Our clinic in Washington DC offers on-site phlebotomy services for your convenience.


Through our partnership with LabCorp, Washington Health Institute is proud to offer on-site phlebotomy services for your convenience. Lab hours are Monday through Friday from 8:00AM to 4:30PM. Walk-ins are welcome. We accept the last walk-in for the day at 3:30PM.


Phlebotomy is when a medical professional uses a needle to take a sample of your blood, usually from a vein in your arm. This blood test is an essential tool in the diagnosis of many medical conditions, including HIV/AIDS and other infectious diseases. After the blood test, your sample will be sent over to LabCorp to analyze and determine your results.


In most cases, you will not have to prepare in any way prior to your blood test. This is why walk-ins are generally acceptable.
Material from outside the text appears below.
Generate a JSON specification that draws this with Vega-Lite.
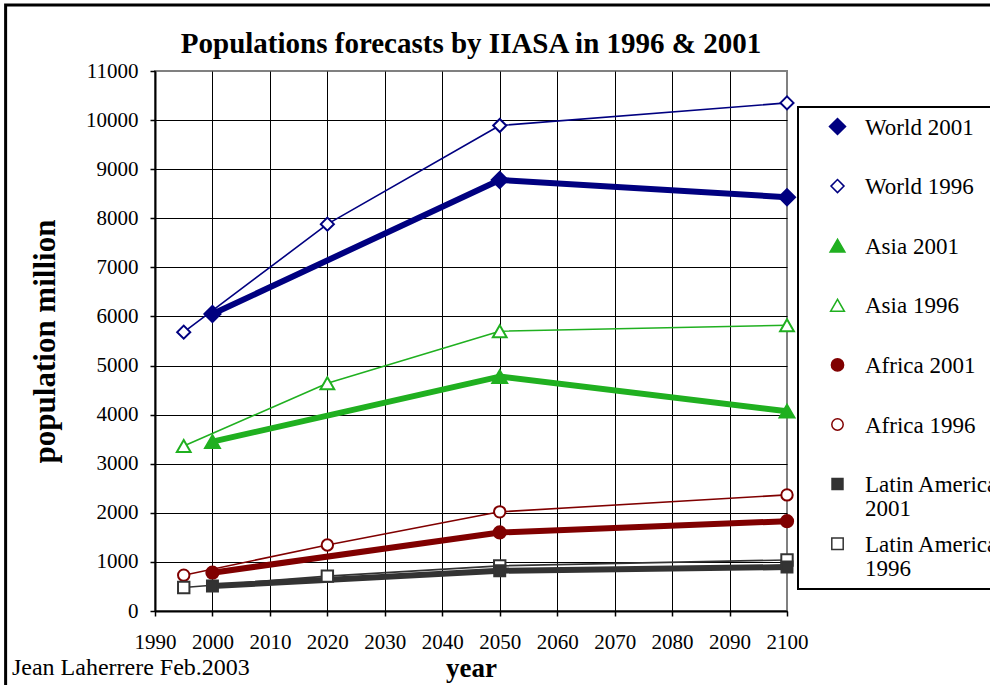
{
  "$schema": "https://vega.github.io/schema/vega-lite/v6.json",
  "width": 632,
  "height": 540,
  "autosize": {"type": "none"},
  "padding": {"left": 155, "top": 71, "right": 203, "bottom": 74},
  "background": "white",
  "title": {
    "text": "Populations forecasts by IIASA in 1996 & 2001",
    "font": "Liberation Serif",
    "fontSize": 29,
    "fontWeight": "bold",
    "color": "black",
    "anchor": "middle",
    "offset": 8,
    "dy": 63
  },
  "config": {
    "view": {"stroke": "#808080", "strokeWidth": 2},
    "font": "Liberation Serif"
  },
  "datasets": {
    "pop": [
      {"series": "World 1996", "year": 1995, "pop": 5680},
      {"series": "World 1996", "year": 2020, "pop": 7880},
      {"series": "World 1996", "year": 2050, "pop": 9890},
      {"series": "World 1996", "year": 2100, "pop": 10350},
      {"series": "Asia 1996", "year": 1995, "pop": 3360},
      {"series": "Asia 1996", "year": 2020, "pop": 4640},
      {"series": "Asia 1996", "year": 2050, "pop": 5700},
      {"series": "Asia 1996", "year": 2100, "pop": 5820},
      {"series": "Africa 1996", "year": 1995, "pop": 730},
      {"series": "Africa 1996", "year": 2020, "pop": 1345},
      {"series": "Africa 1996", "year": 2050, "pop": 2020},
      {"series": "Africa 1996", "year": 2100, "pop": 2365},
      {"series": "Latin America 1996", "year": 1995, "pop": 480},
      {"series": "Latin America 1996", "year": 2020, "pop": 710},
      {"series": "Latin America 1996", "year": 2050, "pop": 920},
      {"series": "Latin America 1996", "year": 2100, "pop": 1040},
      {"series": "World 2001", "year": 2000, "pop": 6050},
      {"series": "World 2001", "year": 2050, "pop": 8780},
      {"series": "World 2001", "year": 2100, "pop": 8430},
      {"series": "Asia 2001", "year": 2000, "pop": 3450},
      {"series": "Asia 2001", "year": 2050, "pop": 4775},
      {"series": "Asia 2001", "year": 2100, "pop": 4070},
      {"series": "Africa 2001", "year": 2000, "pop": 780},
      {"series": "Africa 2001", "year": 2050, "pop": 1600},
      {"series": "Africa 2001", "year": 2100, "pop": 1830},
      {"series": "Latin America 2001", "year": 2000, "pop": 510},
      {"series": "Latin America 2001", "year": 2050, "pop": 820},
      {"series": "Latin America 2001", "year": 2100, "pop": 895}
    ]
  },
  "layer": [
    {
      "data": {"values": [{"frame": "outer"}]},
      "mark": {"type": "rect", "fill": "transparent", "stroke": "black", "strokeWidth": 3, "clip": false},
      "encoding": {
        "x": {"datum": 1964, "type": "quantitative"},
        "x2": {"datum": 2160},
        "y": {"datum": 12344, "type": "quantitative"},
        "y2": {"datum": -2500}
      }
    },
    {
      "data": {"name": "pop"},
      "mark": {"type": "line", "strokeJoin": "round", "clip": false},
      "encoding": {
        "x": {
          "field": "year",
          "type": "quantitative",
          "scale": {"domain": [1990, 2100], "nice": false, "zero": false},
          "axis": {
            "title": "year",
            "titleFont": "Liberation Serif",
            "titleFontSize": 27,
            "titleFontWeight": "bold",
            "titleColor": "black",
            "titlePadding": 3,
            "values": [1990, 2000, 2010, 2020, 2030, 2040, 2050, 2060, 2070, 2080, 2090, 2100],
            "format": "d",
            "labelFont": "Liberation Serif",
            "labelFontSize": 21,
            "labelColor": "black",
            "labelPadding": 15,
            "labelFlush": false,
            "labelOverlap": false,
            "tickSize": 5,
            "tickColor": "black",
            "tickWidth": 1.5,
            "domainColor": "black",
            "domainWidth": 2,
            "grid": true,
            "gridColor": "black",
            "gridWidth": 1,
            "gridOpacity": {"condition": {"test": "datum.value == 2100", "value": 0}, "value": 1}
          }
        },
        "y": {
          "field": "pop",
          "type": "quantitative",
          "scale": {"domain": [0, 11000], "nice": false},
          "axis": {
            "title": "population million",
            "titleFont": "Liberation Serif",
            "titleFontSize": 31,
            "titleFontWeight": "bold",
            "titleColor": "black",
            "titlePadding": 24,
            "values": [0, 1000, 2000, 3000, 4000, 5000, 6000, 7000, 8000, 9000, 10000, 11000],
            "format": "d",
            "labelFont": "Liberation Serif",
            "labelFontSize": 21,
            "labelColor": "black",
            "labelPadding": 12,
            "labelFlush": false,
            "labelOverlap": false,
            "tickSize": 5,
            "tickColor": "black",
            "tickWidth": 1.5,
            "domainColor": "black",
            "domainWidth": 2,
            "grid": true,
            "gridColor": "black",
            "gridWidth": 1,
            "gridOpacity": {"condition": {"test": "datum.value == 11000", "value": 0}, "value": 1}
          }
        },
        "color": {
          "field": "series",
          "type": "nominal",
          "scale": {
            "domain": ["World 2001", "World 1996", "Asia 2001", "Asia 1996", "Africa 2001", "Africa 1996", "Latin America 2001", "Latin America 1996"],
            "range": ["#000080", "#000080", "#20b020", "#20b020", "#800000", "#800000", "#333333", "#333333"]
          },
          "legend": {
            "orient": "none",
            "legendX": 643,
            "legendY": 36,
            "title": null,
            "strokeColor": "black",
            "fillColor": "white",
            "padding": 8,
            "labelFont": "Liberation Serif",
            "labelFontSize": 23,
            "labelColor": "black",
            "labelOffset": 16,
            "symbolOffset": 20,
            "labelLimit": 400,
            "labelBaseline": "alphabetic",
            "rowPadding": 10.6,
            "gridAlign": "all",
            "labelExpr": "indexof(datum.label, 'Latin America') == 0 ? ['Latin America', replace(datum.label, 'Latin America ', '')] : datum.label",
            "encode": {
              "symbols": {
                "update": {
                  "strokeCap": {"value": "round"},
                  "opacity": {"value": 1}
                }
              },
              "labels": {
                "update": {
                  "dy": {"value": 8},
                  "lineHeight": {"value": 24}
                }
              },
              "legend": {
                "update": {
                  "strokeWidth": {"value": 2}
                }
              }
            }
          }
        },
        "strokeWidth": {
          "condition": {"test": "indexof(datum.series, '2001') >= 0", "value": 6},
          "value": 1.6
        }
      }
    },
    {
      "data": {"name": "pop"},
      "mark": {"type": "point", "filled": true, "opacity": 1, "strokeWidth": 2, "clip": false},
      "encoding": {
        "x": {"field": "year", "type": "quantitative"},
        "y": {"field": "pop", "type": "quantitative"},
        "shape": {
          "field": "series",
          "type": "nominal",
          "scale": {
            "domain": ["World 2001", "World 1996", "Asia 2001", "Asia 1996", "Africa 2001", "Africa 1996", "Latin America 2001", "Latin America 1996"],
            "range": ["diamond", "diamond", "triangle-up", "triangle-up", "circle", "circle", "square", "square"]
          },
          "legend": null
        },
        "fill": {
          "field": "series",
          "type": "nominal",
          "scale": {
            "domain": ["World 2001", "World 1996", "Asia 2001", "Asia 1996", "Africa 2001", "Africa 1996", "Latin America 2001", "Latin America 1996"],
            "range": ["#000080", "white", "#20b020", "white", "#800000", "white", "#333333", "white"]
          },
          "legend": null
        },
        "stroke": {
          "field": "series",
          "type": "nominal",
          "scale": {
            "domain": ["World 2001", "World 1996", "Asia 2001", "Asia 1996", "Africa 2001", "Africa 1996", "Latin America 2001", "Latin America 1996"],
            "range": ["#000080", "#000080", "#20b020", "#20b020", "#800000", "#800000", "#333333", "#333333"]
          },
          "legend": null
        },
        "size": {
          "field": "series",
          "type": "nominal",
          "scale": {
            "type": "ordinal",
            "domain": ["World 2001", "World 1996", "Asia 2001", "Asia 1996", "Africa 2001", "Africa 1996", "Latin America 2001", "Latin America 1996"],
            "range": [260, 170, 220, 190, 150, 130, 120, 130]
          },
          "legend": null
        }
      }
    },
    {
      "data": {"values": [{"credit": "Jean Laherrere Feb.2003"}]},
      "mark": {"type": "text", "align": "left", "baseline": "alphabetic", "font": "Liberation Serif", "fontSize": 24, "color": "black", "clip": false},
      "encoding": {
        "x": {"datum": 1965.1, "type": "quantitative"},
        "y": {"datum": -1304, "type": "quantitative"},
        "text": {"field": "credit"}
      }
    }
  ]
}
If your test does require any additional preparation, such as fasting for a certain amount of time prior to the test, your doctor will give you these instructions before you arrive.

When you arrive at our lab, your technician will have you sit or lie down and then make a fist with your hand. At this point, the person taking your blood will tie a small band, called a tourniquet, around your upper arm to help make the veins more visible and make it easier to insert the needle into the correct spot.

Patients may feel a small pinch or sting when the needle is inserted. This is normal and is not a cause for concern. The needle will be attached to a small tube that connects to a test tube or bag for the blood to flow into. If you’re having blood drawn for tests, you may need to fill one or more test tubes. This entire process should only take a few minutes.

Once the lab has enough of a sample, the nurse or technician will remove the needle from your arm, release the tourniquet and provide you with a bandage for the affected area. You may be asked to press down gently on the spot with gauze for a few minutes until the bleeding fully stops. This bandage may be worn for up to a few hours to ensure the spot is no longer bleeding.

For more information about Washington Health Institute’s partnership with LabCorp or our on-site phlebotomy services, call our office at 202-525-5175 or schedule an appointment online.


Before you have your blood drawn, it’s important to know if a patient needs to follow any special instructions before the test. For example, some tests require that you don’t eat and/or drink for a certain amount of time. Other tests don’t require you to fast at all. Please follow the instructions provided to you.

If you don’t have any special instructions other than an arrival time, there are still some steps you can take to try to make this process easier:

  • Drink plenty of water before your appointment. When you’re hydrated, your blood volume goes up, and your veins are plumper and easier to access.
  • Eat a healthy meal before you go. Choosing one with plenty of protein and whole-grain carbohydrates may prevent you from feeling light-headed after giving blood.
  • Wear a short-sleeved shirt or layers. This makes accessing your veins easier.
  • Stop taking aspirin at least two days before your blood draw if you’re donating platelets.
  • You may wish to mention if you have a preferred arm for a person to draw blood from. This could be your nondominant arm or an area where you know a person taking your blood has had success before.


After the blood draw is finished, your phlebotomist will remove the needle, hold gauze against the puncture site, and ask you to apply pressure. Applying pressure can help reduce bruising. However, some bruising is a normal side effect of phlebotomy.

Even with these precautions, minor bruising and swelling around the puncture site can occur. Because every person’s veins are different, bruising can occur even with the most experienced phlebotomists. If you do bruise, it should go away within a few days.